Premettiamo subito che il 30% della popolazione beninese , in seguito all’evangelizzazione  praticata sul territorio dalle differenti di congregazioni missionarie europee, nate per l’Africa, professa la religione cattolica.

E non è un numero irrilevante, considerando la difficoltà di penetrazione del Vangelo, specie  agli inizi.

Invece il 10% appartiene ad altre confessioni cristiane quali quelle protestanti; mentre il 25%  è musulmana, con un residuo del 6% di religioni locali tradizionali  ma ben radicate.

E sono quest’ultime, quelle che noi definiamo credenze,  concentrate  soprattutto nella parte settentrionale e , in particolare, in quelli che sono i cosiddetti villaggi rurali.

E sono anche quelle stesse che alimentano, purtroppo, drammi umani terribili se non ci fossero interventi mirati di uomini  e di donne di buona volontà che, in qualche modo,con intelligenza provano a limitarne il numero e  le spiacevoli conseguenze.

Parlo di quel fenomeno che sono i “bambini stregoni”.

E’ un dramma, beninteso, che non riguarda  solo il Benin in Africa.

 Il Congo, ad esempio, è il territorio emblematico in cui l’abbandono di bambini “diversi” raggiunge cifre inimmaginabili.

Ma lo stesso accade in Tanzania con gli albini oppure in Burundi o Rwanda con i parti gemellari.

Sta di fatto che in Benin, quando in uno dei villaggi di poveri contadini o di modestissimi artigiani del nord una donna partorisce un neonato, che si presenta alla luce con i  piedi e non con la testa (appunto quello che noi diciamo “bambino podalico”), il bimbo, considerato apportatore di sciagure per la comunità, è immediatamente allontanato  e abbandonato a se stesso.

Questo significa che può morire di stenti in foresta o divenire,com’è inevitabile, pasto di animali della zona.

Ecco, allora, che alcune diocesi cattoliche (Parakou e Natitingou,ad esempio) e, quindi le rispettive parrocchie, sparse sul territorio, intervengono accogliendo, per quanto possibile, questi bambini in qualcosa di somigliante,  in piccolo, alle nostre case-famiglia.

Qui i bambini  sono allevati ed istruiti,  usufruiscono di un tetto sulla testa e di pasti regolari.
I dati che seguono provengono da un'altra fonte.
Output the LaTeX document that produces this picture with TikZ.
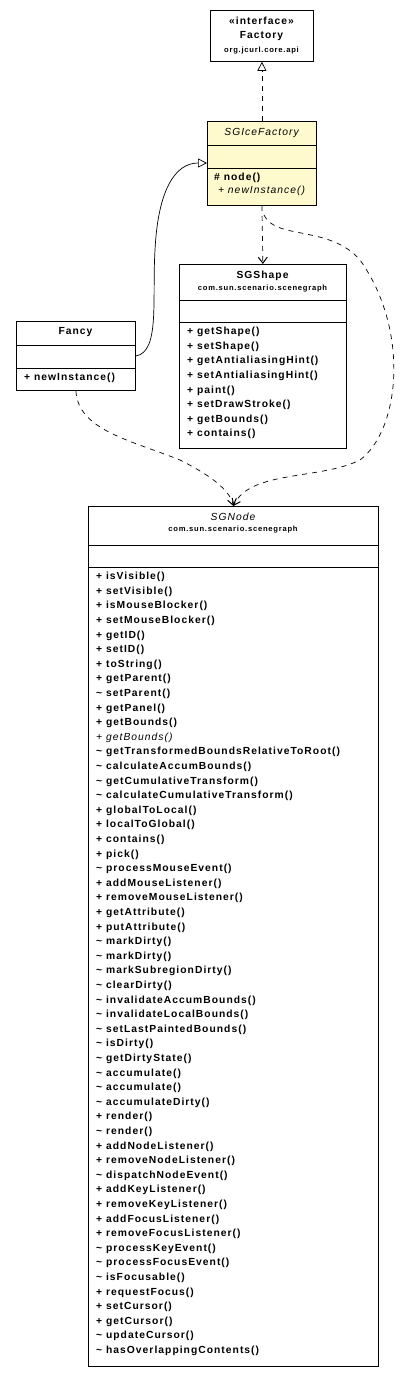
\documentclass[tikz,border=0pt]{standalone}
\usepackage{fontspec}
\setmainfont{Liberation Sans}[LetterSpace=10]
\usetikzlibrary{arrows.meta}
\definecolor{note}{RGB}{255,250,205}
\begin{document}
\begin{tikzpicture}[x=1pt,y=-1pt,
  box/.style={draw,line width=0.8pt,anchor=north west,inner sep=0pt},
  nm/.style={font=\fontsize{10.3}{11}\selectfont\bfseries,inner sep=0pt},
  pk/.style={font=\fontsize{7.6}{8}\selectfont\bfseries,inner sep=0pt},
  ops/.style={font=\fontsize{10.3}{14.6}\selectfont\bfseries,align=left,anchor=north west,inner sep=0pt},
  dep/.style={dashed,line width=0.7pt,dash pattern=on 5pt off 5pt,-{Straight Barb[length=6pt,width=9pt,line width=1pt]}},
  real/.style={dashed,line width=0.7pt,dash pattern=on 5pt off 5pt,-{Triangle[open,length=9pt,width=9pt]}},
  gen/.style={line width=0.7pt,-{Triangle[open,length=9pt,width=9pt]}}]
\useasboundingbox[fill=white] (0,0) rectangle (407,1376);
% Factory
\node[box,minimum width=103pt,minimum height=51pt] (fac) at (210,10) {};
\node[nm] (facs) at (261.5,21) {«interface»};
\node[nm] (facn) at (261.5,36) {Factory};
\node[pk] (facp) at (261.5,51) {org.jcurl.core.api};
% SGIceFactory
\node[box,fill=note,minimum width=109pt,minimum height=84pt] (ice) at (207,121) {};
\draw[line width=0.8pt] (207,145) -- (316,145) (207,168) -- (316,168);
\node[font=\fontsize{10.3}{11}\selectfont\itshape,inner sep=0pt] (icen) at (261.5,133) {SGIceFactory};
\node[ops] (iceo) at (214,173) {\# node()\\[-2pt]\mdseries\itshape\ + newInstance()};
% SGShape
\node[box,minimum width=167pt,minimum height=184pt] (shp) at (179,264) {};
\draw[line width=0.8pt] (179,300) -- (346,300) (179,322) -- (346,322);
\node[nm] (shpn) at (262.5,276) {SGShape};
\node[pk] (shpp) at (262.5,289) {com.sun.scenario.scenegraph};
\node[ops] (shpo) at (187,327) {+ getShape()\\+ setShape()\\+ getAntialiasingHint()\\+ setAntialiasingHint()\\+ paint()\\+ setDrawStroke()\\+ getBounds()\\+ contains()};
% Fancy
\node[box,minimum width=119pt,minimum height=69pt] (fan) at (16,321) {};
\draw[line width=0.8pt] (16,345) -- (135,345) (16,368) -- (135,368);
\node[nm] (fann) at (75.5,332) {Fancy};
\node[ops] (fano) at (24,373) {+ newInstance()};
% SGNode
\node[box,minimum width=290pt,minimum height=860pt] (sgn) at (88,506) {};
\draw[line width=0.8pt] (88,545) -- (378,545) (88,567) -- (378,567);
\node[font=\fontsize{10.3}{11}\selectfont\itshape,inner sep=0pt] (sgnn) at (233,517) {SGNode};
\node[pk] (sgnp) at (233,530) {com.sun.scenario.scenegraph};
\node[ops] (sgno) at (96,572) {+ isVisible()\\+ setVisible()\\+ isMouseBlocker()\\+ setMouseBlocker()\\+ getID()\\+ setID()\\+ toString()\\+ getParent()\\\textasciitilde\ setParent()\\+ getPanel()\\+ getBounds()\\{\mdseries\itshape + getBounds()}\\\textasciitilde\ getTransformedBoundsRelativeToRoot()\\\textasciitilde\ calculateAccumBounds()\\\textasciitilde\ getCumulativeTransform()\\\textasciitilde\ calculateCumulativeTransform()\\+ globalToLocal()\\+ localToGlobal()\\+ contains()\\+ pick()\\\textasciitilde\ processMouseEvent()\\+ addMouseListener()\\+ removeMouseListener()\\+ getAttribute()\\+ putAttribute()\\\textasciitilde\ markDirty()\\\textasciitilde\ markDirty()\\\textasciitilde\ markSubregionDirty()\\\textasciitilde\ clearDirty()\\\textasciitilde\ invalidateAccumBounds()\\\textasciitilde\ invalidateLocalBounds()\\\textasciitilde\ setLastPaintedBounds()\\\textasciitilde\ isDirty()\\\textasciitilde\ getDirtyState()\\\textasciitilde\ accumulate()\\\textasciitilde\ accumulate()\\\textasciitilde\ accumulateDirty()\\+ render()\\\textasciitilde\ render()\\+ addNodeListener()\\+ removeNodeListener()\\\textasciitilde\ dispatchNodeEvent()\\+ addKeyListener()\\+ removeKeyListener()\\+ addFocusListener()\\+ removeFocusListener()\\\textasciitilde\ processKeyEvent()\\\textasciitilde\ processFocusEvent()\\\textasciitilde\ isFocusable()\\+ requestFocus()\\+ setCursor()\\+ getCursor()\\\textasciitilde\ updateCursor()\\\textasciitilde\ hasOverlappingContents()};
% connectors
\draw[real] (ice.north) -- (fac.south);
\draw[gen] (fan.east |- 0,356) .. controls (160,352) and (152,300) .. (155,250) .. controls (158,190) and (175,163) .. (ice.west |- 0,163);
\draw[dep] (ice.south) -- (shp.north);
\draw[dep] (264,215) .. controls (275,240) and (330,225) .. (360,260) .. controls (410,330) and (400,430) .. (360,460) .. controls (320,480) and (250,470) .. (sgn.north);
\draw[dep] (fan.south) .. controls (78,430) and (130,440) .. (180,460) .. controls (210,475) and (230,490) .. (sgn.north);
\end{tikzpicture}
\end{document}
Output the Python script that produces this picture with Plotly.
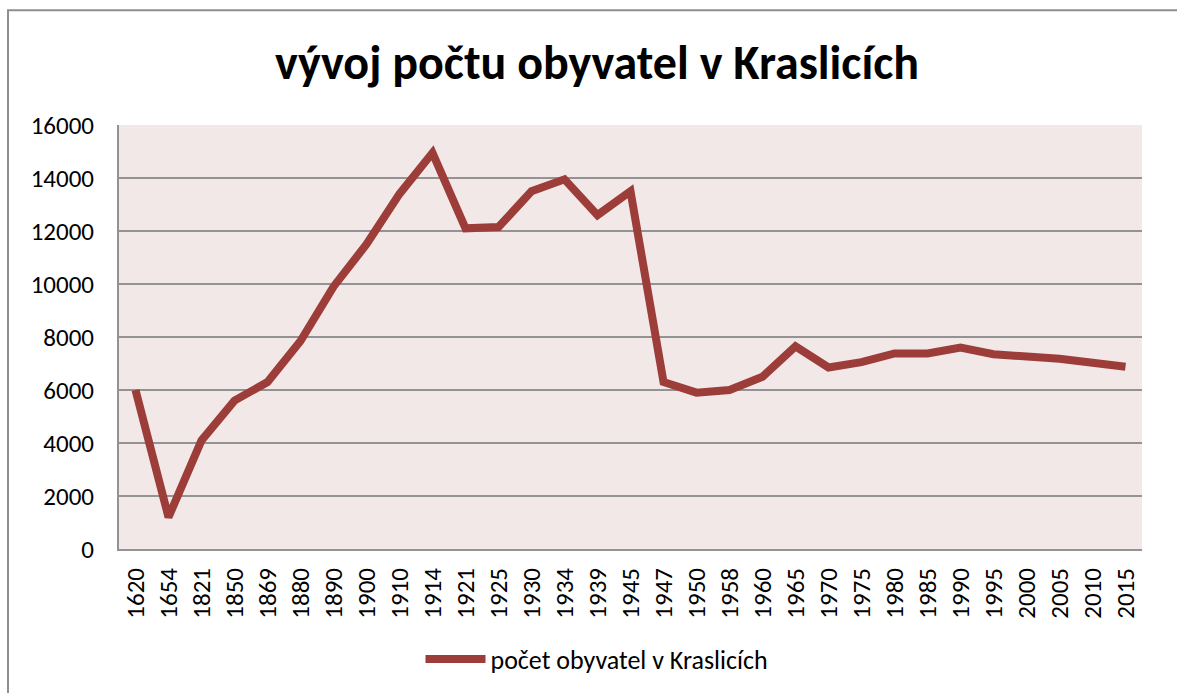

E ,poi, imparano sopratutto un mestiere.

Si fa in modo, inoltre, che la sistemazione non sia logisticamente troppo distante dal villaggio d’origine in modo che, una volta adulti,  i ragazzi o le ragazze vi possano fare ritorno.

E dimostrare tanto alla propria famiglia che alla comunità intera che sono normali persone come tutte le altre.

E’ un impegno serio e gravoso quello che si accollano le parrocchie del Benin ma salvare vite umane e sconfiggere pregiudizi e ignoranza nell’Africa d’oggi è una priorità intramandabile.

Un sfida umana e (volendo)molto possibile, che occorre provare a vincere , per farla finita  anche con l’emigrazione forzosa ,e spesso  dannosa, della gioventù del luogo.

La povertà del Benin, infatti, caratterizzata da un’economia di appena sussistenza ( modesta agricoltura-  coltivazione del cotone- commercio solo regionale) ha prodotto nel sud del Paese una forte urbanizzazione ( Cotonou - Porto Novo- Ouidah ), molto più elevata di quella dei vicini Stati confinanti.

E, pertanto, ha creato un enorme squilibrio politico e sociale che, così continuando, gioca assolutamente a sfavore della sua crescita e del suo sviluppo.

E il primo nemico dello sviluppo, è noto da sempre, è senza  dubbio la mancanza d’istruzione e di conoscenza.

Questo, allora, è il nervo scoperto del Benin su cui  intervenire.Tutti. E a prescindere.